Records contained in a dataset:
==*==
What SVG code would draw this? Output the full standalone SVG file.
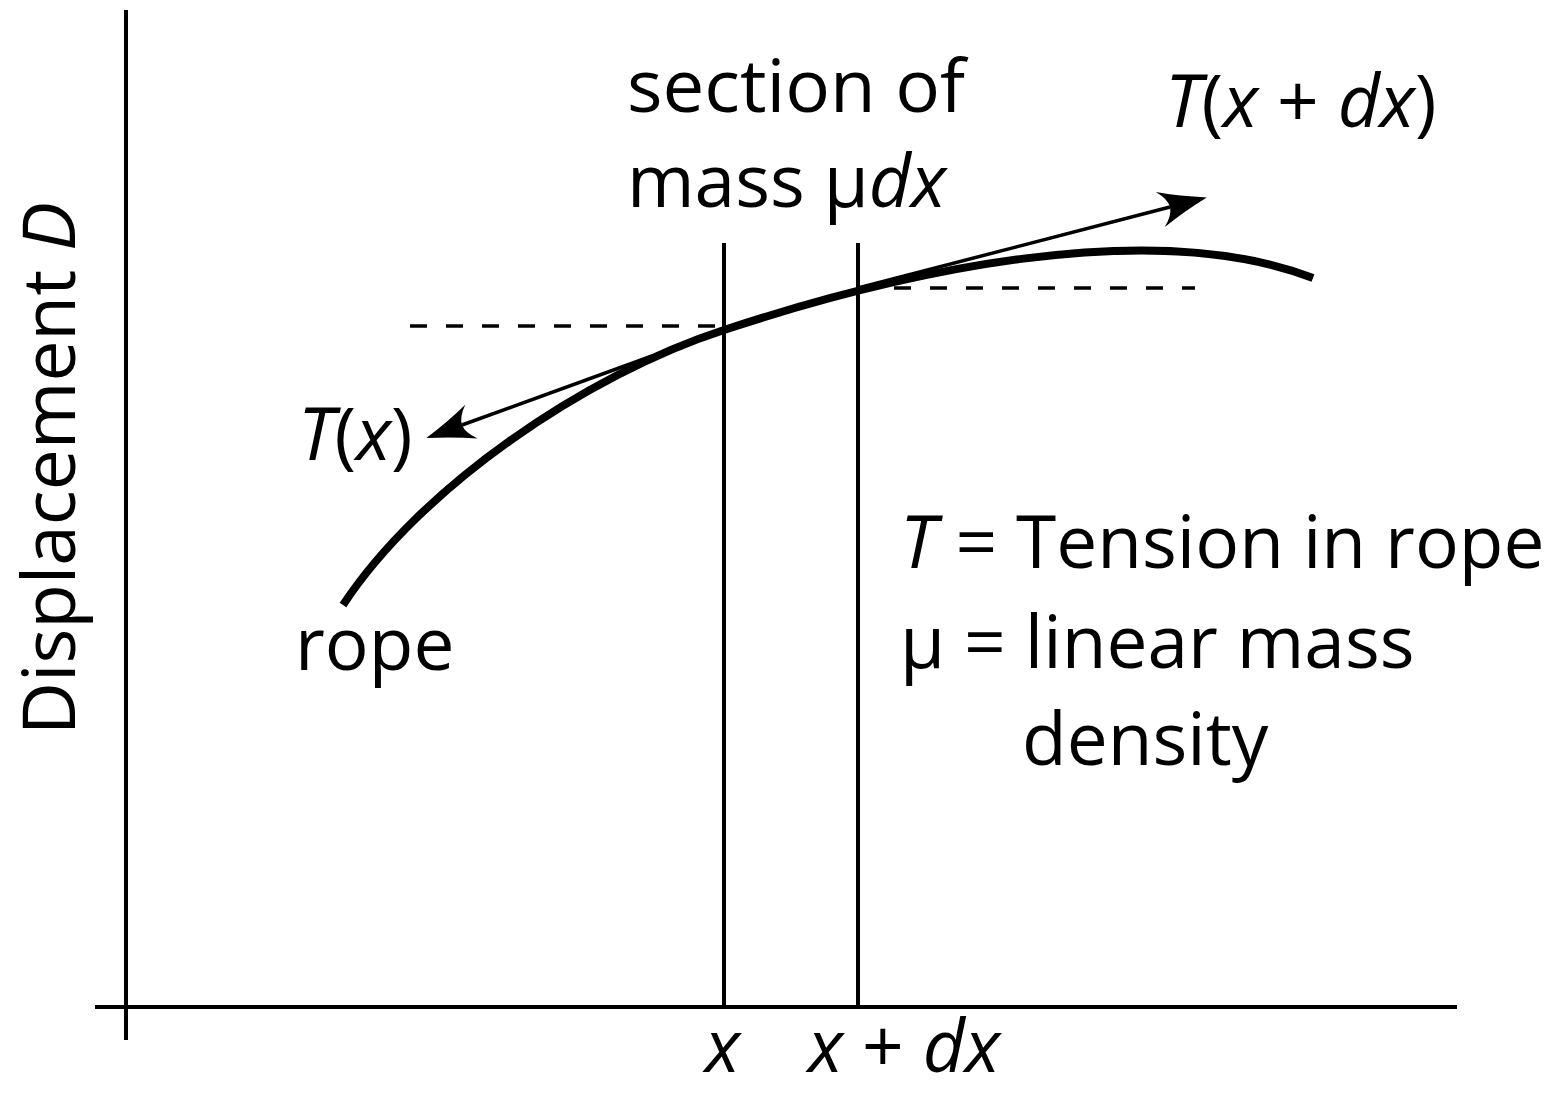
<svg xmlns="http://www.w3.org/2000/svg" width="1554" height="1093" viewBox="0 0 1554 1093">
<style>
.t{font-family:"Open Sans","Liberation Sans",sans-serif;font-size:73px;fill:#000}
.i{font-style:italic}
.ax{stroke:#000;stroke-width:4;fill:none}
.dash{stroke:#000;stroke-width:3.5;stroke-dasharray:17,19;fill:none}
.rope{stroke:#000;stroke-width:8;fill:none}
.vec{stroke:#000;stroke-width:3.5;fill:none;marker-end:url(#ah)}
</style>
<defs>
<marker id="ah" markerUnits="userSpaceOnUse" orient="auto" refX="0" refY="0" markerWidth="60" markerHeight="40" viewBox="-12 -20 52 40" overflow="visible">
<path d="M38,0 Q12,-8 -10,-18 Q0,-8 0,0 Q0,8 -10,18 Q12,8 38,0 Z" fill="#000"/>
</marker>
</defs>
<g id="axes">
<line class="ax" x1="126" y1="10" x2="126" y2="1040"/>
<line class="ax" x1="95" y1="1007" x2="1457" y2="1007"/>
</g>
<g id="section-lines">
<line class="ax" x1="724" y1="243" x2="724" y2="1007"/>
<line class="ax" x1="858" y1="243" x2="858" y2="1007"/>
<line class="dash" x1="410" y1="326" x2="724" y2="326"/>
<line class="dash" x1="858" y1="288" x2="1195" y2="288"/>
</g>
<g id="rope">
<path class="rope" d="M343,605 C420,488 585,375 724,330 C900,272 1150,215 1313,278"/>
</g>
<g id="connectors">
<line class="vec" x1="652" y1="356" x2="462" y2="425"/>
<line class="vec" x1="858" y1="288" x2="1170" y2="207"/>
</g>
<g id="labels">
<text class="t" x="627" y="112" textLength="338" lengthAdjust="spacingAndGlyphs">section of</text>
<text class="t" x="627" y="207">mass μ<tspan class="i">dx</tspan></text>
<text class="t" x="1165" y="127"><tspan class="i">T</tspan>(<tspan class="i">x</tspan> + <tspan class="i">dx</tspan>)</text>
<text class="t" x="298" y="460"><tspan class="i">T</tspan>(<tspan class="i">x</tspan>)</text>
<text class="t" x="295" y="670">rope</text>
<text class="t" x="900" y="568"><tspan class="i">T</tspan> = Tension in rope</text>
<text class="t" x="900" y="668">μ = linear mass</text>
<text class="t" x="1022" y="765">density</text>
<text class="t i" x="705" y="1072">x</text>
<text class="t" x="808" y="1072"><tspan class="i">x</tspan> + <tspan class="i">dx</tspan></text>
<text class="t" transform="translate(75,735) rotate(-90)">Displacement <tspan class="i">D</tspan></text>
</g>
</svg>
==*==
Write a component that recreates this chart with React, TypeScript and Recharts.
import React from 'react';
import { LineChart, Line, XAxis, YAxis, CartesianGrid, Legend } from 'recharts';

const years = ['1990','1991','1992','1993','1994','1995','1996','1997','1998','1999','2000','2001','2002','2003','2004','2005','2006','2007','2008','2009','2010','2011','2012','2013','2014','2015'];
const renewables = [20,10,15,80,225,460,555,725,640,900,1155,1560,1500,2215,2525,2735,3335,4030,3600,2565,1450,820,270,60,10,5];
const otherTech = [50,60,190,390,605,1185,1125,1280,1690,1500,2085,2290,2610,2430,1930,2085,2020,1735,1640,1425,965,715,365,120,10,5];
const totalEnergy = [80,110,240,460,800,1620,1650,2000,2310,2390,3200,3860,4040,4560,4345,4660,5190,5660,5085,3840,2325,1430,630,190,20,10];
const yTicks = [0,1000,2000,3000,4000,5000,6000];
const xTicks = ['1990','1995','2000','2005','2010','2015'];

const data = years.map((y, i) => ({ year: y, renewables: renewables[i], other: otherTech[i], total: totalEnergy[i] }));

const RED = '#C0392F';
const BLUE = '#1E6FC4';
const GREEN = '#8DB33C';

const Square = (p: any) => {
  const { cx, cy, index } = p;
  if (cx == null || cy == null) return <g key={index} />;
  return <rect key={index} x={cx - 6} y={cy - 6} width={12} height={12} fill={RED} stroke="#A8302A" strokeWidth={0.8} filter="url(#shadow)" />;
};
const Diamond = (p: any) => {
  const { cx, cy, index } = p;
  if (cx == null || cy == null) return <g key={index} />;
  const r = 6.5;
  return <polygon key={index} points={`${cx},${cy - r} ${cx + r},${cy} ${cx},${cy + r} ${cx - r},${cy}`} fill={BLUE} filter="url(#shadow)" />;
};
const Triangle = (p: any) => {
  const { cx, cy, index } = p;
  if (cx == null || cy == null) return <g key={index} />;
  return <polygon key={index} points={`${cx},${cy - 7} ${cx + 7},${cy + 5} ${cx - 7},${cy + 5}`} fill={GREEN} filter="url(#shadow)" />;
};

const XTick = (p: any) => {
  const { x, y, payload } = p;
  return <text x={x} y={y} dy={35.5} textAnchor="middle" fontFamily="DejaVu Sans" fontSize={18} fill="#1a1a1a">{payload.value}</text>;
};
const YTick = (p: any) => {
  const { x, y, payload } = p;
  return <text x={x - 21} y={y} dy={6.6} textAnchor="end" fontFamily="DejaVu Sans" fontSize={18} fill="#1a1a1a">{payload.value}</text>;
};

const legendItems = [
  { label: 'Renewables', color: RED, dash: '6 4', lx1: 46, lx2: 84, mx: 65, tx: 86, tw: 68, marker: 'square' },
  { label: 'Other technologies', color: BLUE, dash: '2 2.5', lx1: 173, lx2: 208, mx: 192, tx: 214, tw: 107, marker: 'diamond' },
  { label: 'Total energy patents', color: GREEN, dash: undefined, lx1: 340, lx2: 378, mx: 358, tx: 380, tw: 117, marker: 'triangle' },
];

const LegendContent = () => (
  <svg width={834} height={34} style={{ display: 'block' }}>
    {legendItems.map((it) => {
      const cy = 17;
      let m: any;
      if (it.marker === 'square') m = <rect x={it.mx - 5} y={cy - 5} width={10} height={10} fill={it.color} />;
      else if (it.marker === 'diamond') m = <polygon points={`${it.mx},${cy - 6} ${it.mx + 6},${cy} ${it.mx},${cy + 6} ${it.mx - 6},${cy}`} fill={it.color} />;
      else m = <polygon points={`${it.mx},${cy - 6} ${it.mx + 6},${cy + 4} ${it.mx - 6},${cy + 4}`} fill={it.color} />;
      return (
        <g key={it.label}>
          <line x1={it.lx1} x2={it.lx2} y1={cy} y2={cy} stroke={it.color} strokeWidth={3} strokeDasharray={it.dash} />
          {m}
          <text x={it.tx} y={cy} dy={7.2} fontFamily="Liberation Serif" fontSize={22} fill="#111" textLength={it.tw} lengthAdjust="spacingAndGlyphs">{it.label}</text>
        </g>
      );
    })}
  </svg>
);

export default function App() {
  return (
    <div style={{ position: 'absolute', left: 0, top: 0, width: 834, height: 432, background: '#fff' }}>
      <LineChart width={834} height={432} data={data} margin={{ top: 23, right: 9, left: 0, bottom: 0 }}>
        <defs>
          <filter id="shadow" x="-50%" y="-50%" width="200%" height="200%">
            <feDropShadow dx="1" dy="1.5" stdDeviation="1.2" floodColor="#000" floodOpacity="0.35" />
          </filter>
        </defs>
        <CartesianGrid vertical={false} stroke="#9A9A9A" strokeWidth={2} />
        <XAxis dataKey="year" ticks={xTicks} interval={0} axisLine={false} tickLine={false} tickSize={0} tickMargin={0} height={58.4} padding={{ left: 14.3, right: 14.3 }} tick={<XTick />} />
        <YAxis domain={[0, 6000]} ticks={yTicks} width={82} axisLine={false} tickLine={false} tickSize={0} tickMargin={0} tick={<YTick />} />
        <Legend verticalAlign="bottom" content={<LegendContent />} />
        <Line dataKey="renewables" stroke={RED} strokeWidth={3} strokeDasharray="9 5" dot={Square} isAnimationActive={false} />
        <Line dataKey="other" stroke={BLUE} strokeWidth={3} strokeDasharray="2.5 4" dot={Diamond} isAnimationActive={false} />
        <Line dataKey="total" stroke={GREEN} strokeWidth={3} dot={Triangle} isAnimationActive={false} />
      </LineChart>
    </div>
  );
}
==*==
#### [Short problem]
Above are records; repeat only the lines starting at the line with "Write a component" and ending at the line with "YAxis, CartesianGrid, Legend", exactly as they appear, both included.

#### [Result of this exercise]
Write a component that recreates this chart with React, TypeScript and Recharts.
import React from 'react';
import { LineChart, Line, XAxis, YAxis, CartesianGrid, Legend } from 'recharts';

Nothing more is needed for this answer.